Hoofdfoto: Onderzoeksteamleidster Marleen Riemens: "Er is heel veel bereidheid binnen de akkerbouw, maar het moet allemaal bij elkaar willen komen willen we echt een kans van slagen hebben"
Akkers zijn net als mensen: hoe vitaler ze zijn, hoe beter ze presteren. Bij Wageningen Universiteit & Research (WUR) proeflocatie WUR Open Teelten Lelystad wordt dagelijks door een team van 25 personen onderzoek gedaan naar duurzame teeltmethoden voor gewasbeschermingsproblemen.

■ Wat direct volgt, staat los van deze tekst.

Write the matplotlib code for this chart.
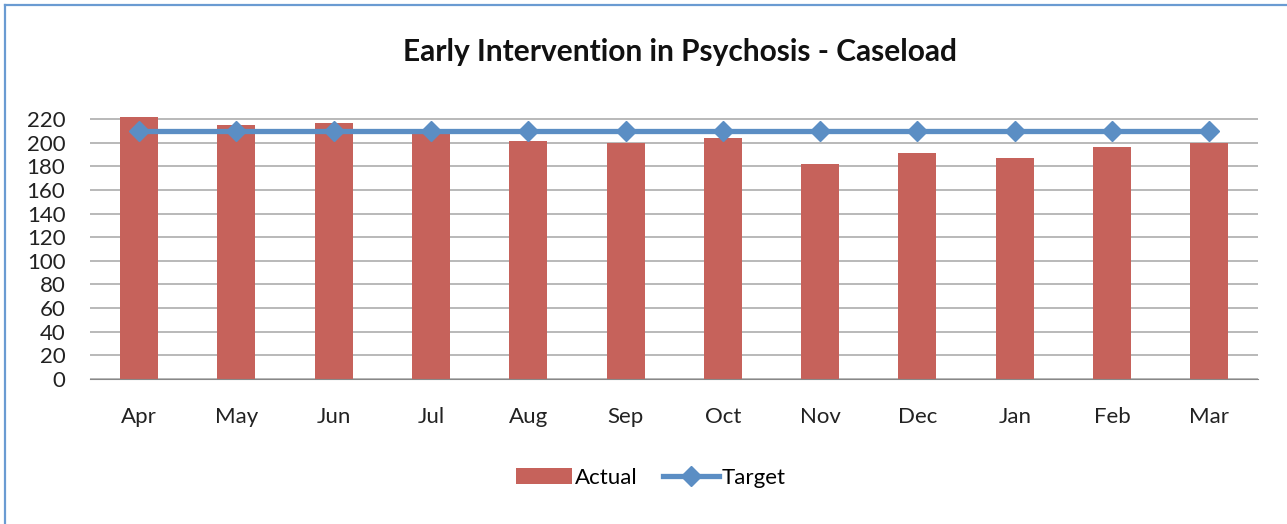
import matplotlib
matplotlib.use("Agg")
import matplotlib.pyplot as plt
from matplotlib.lines import Line2D

months = ["Apr", "May", "Jun", "Jul", "Aug", "Sep", "Oct", "Nov", "Dec", "Jan", "Feb", "Mar"]
actual = [222, 215, 217, 209, 201, 200, 204, 182, 191, 187, 196, 200]
target = [210, 210, 210, 210, 210, 210, 210, 210, 210, 210, 210, 210]
yticks = [0, 20, 40, 60, 80, 100, 120, 140, 160, 180, 200, 220]

plt.rcParams["font.family"] = ["Lato", "DejaVu Sans"]

W, H = 1287, 524
fig = plt.figure(figsize=(W / 100, H / 100), dpi=100)
ax = fig.add_axes([90.4 / W, 145 / H, (1258 - 90.4) / W, 264.7 / H])

x = list(range(len(months)))
bars = ax.bar(x, actual, width=0.39, color="#C6625B", label="Actual", zorder=2)
line, = ax.plot(x, target, color="#5B8EC4", linewidth=3.8, marker="D", markersize=10,
                label="Target", zorder=3)

ax.set_xlim(-0.5, len(months) - 0.5)
ax.set_ylim(0, 224)
ax.set_yticks(yticks)
ax.set_xticks(x)
ax.set_xticklabels(months)
ax.tick_params(axis="both", labelsize=16, colors="#222222", length=0)
ax.tick_params(axis="x", pad=20)
ax.tick_params(axis="y", pad=18)
ax.grid(axis="y", color="#A6A6A6", linewidth=1.1, zorder=0)
ax.set_axisbelow(True)
for s in ["top", "right", "left"]:
    ax.spines[s].set_visible(False)
ax.spines["bottom"].set_color("#888888")

fig.text(680 / W, 1 - 52 / H, "Early Intervention in Psychosis - Caseload",
         ha="center", va="center", fontsize=21.5, fontweight="bold", color="#111111")

fig.legend([bars, line], ["Actual", "Target"], loc="center",
           bbox_to_anchor=(651 / W, 1 - 478 / H),
           ncol=2, frameon=False, fontsize=16, handlelength=2.5, columnspacing=1.15,
           handletextpad=0.15)

# border (only top and left visible in the crop)
fig.add_artist(Line2D([4.5 / W, 1], [1 - 4.5 / H, 1 - 4.5 / H], color="#6A9BD2", linewidth=1.6))
fig.add_artist(Line2D([4.5 / W, 4.5 / W], [0, 1 - 4.5 / H], color="#6A9BD2", linewidth=1.6))

fig.savefig("out.png", dpi=100)
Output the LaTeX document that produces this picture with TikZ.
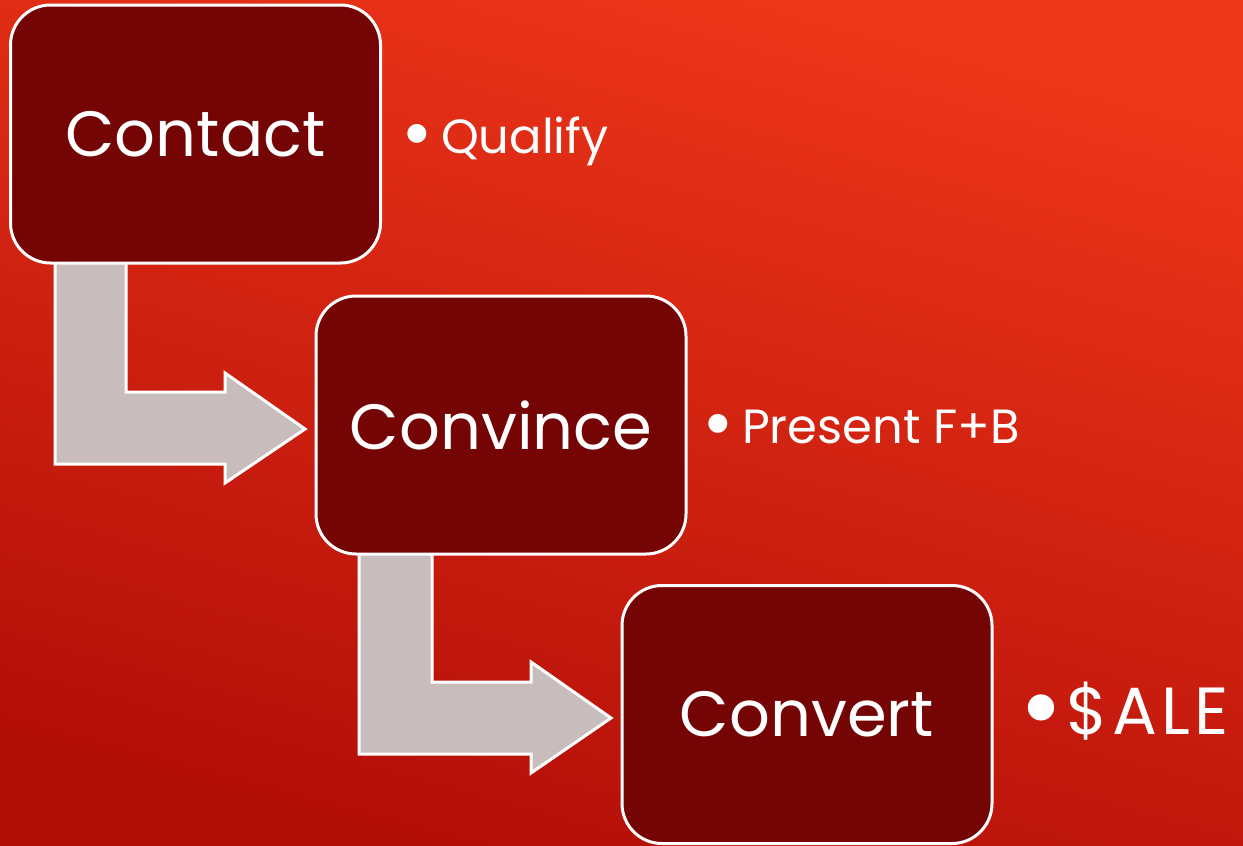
\documentclass[tikz,border=0pt]{standalone}
\usepackage{fontspec}
\setmainfont{Poppins}
\definecolor{bgtop}{RGB}{238,54,25}
\definecolor{bgbot}{RGB}{178,14,8}
\definecolor{boxred}{RGB}{117,5,5}
\definecolor{arrowgray}{RGB}{201,188,188}
\newcommand{\bigdot}{\raisebox{-0.14em}{\scalebox{1.6}{•}}}
\begin{document}
\begin{tikzpicture}[x=0.75pt,y=-0.75pt,
  box/.style={draw=white, line width=2.25pt, fill=boxred, rounded corners=30pt,
    minimum width=277.5pt, minimum height=193.5pt, inner sep=0pt, text=white,
    font=\fontsize{48}{58}\selectfont},
  bent/.style={draw=white, line width=2.25pt, fill=arrowgray, line join=miter},
  bul/.style={text=white, anchor=base west, inner sep=0pt, font=\fontsize{36}{44}\selectfont},
  bigbul/.style={bul, font=\fontsize{50}{60}\selectfont}]
\shade[top color=bgtop, bottom color=bgbot, shading angle=-15] (0,0) rectangle (1243,846);
\useasboundingbox (0,0) rectangle (1243,846);
% bent arrows (behind boxes)
\draw[bent] (55,262) -- (126,262) -- (126,392) -- (225,392) -- (225,373) -- (305,429)
  -- (225,483) -- (225,464) -- (55,464) -- cycle;
\draw[bent] (359,551) -- (432,551) -- (432,682) -- (531,682) -- (531,662) -- (611,718)
  -- (531,773) -- (531,754) -- (359,754) -- cycle;
% boxes
\node[box] (contact) at (195.5,134) {Contact};
\node[box] (convince) at (501,425) {Convince};
\node[box] (convert) at (807,714.5) {Convert};
% bullet texts
\node[bul] (qualify) at (401,153) {\bigdot\hspace{0.17em}Qualify};
\node[bul] (present) at (702,443) {\bigdot\hspace{0.17em}Present F+B};
\node[bigbul] (sale) at (1019,734) {\bigdot\hspace{0.055em}{\addfontfeature{LetterSpace=6}\$ALE}};
\end{tikzpicture}
\end{document}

Teamleider Marleen Riemens is op de proeflocatie middenin de Flevopolder continu op zoek naar de juiste middelen en de benodigde kennis om telers te helpen bij het vinden van duurzame teeltmethoden. “Als we onze doelstellingen willen behalen, dan zullen alle verschillende stromingen snel bij elkaar gebracht moeten worden.”
Riemens doelt daarmee onder meer op de ecologisch gerichte sectoren, die volgens haar nog meer moet samenwerken met de techniek gerichte akkerbouw. “Andersom geldt dat overigens ook. Hier in Lelystad bekijken we ook continu welke werkbare opties er zijn om het voor iedereen ook economisch haalbaar te houden. Er is heel veel bereidheid binnen de akkerbouw en iedereen heeft ook iets te bieden, maar het moet allemaal bij elkaar komen willen we echt een kans van slagen hebben.”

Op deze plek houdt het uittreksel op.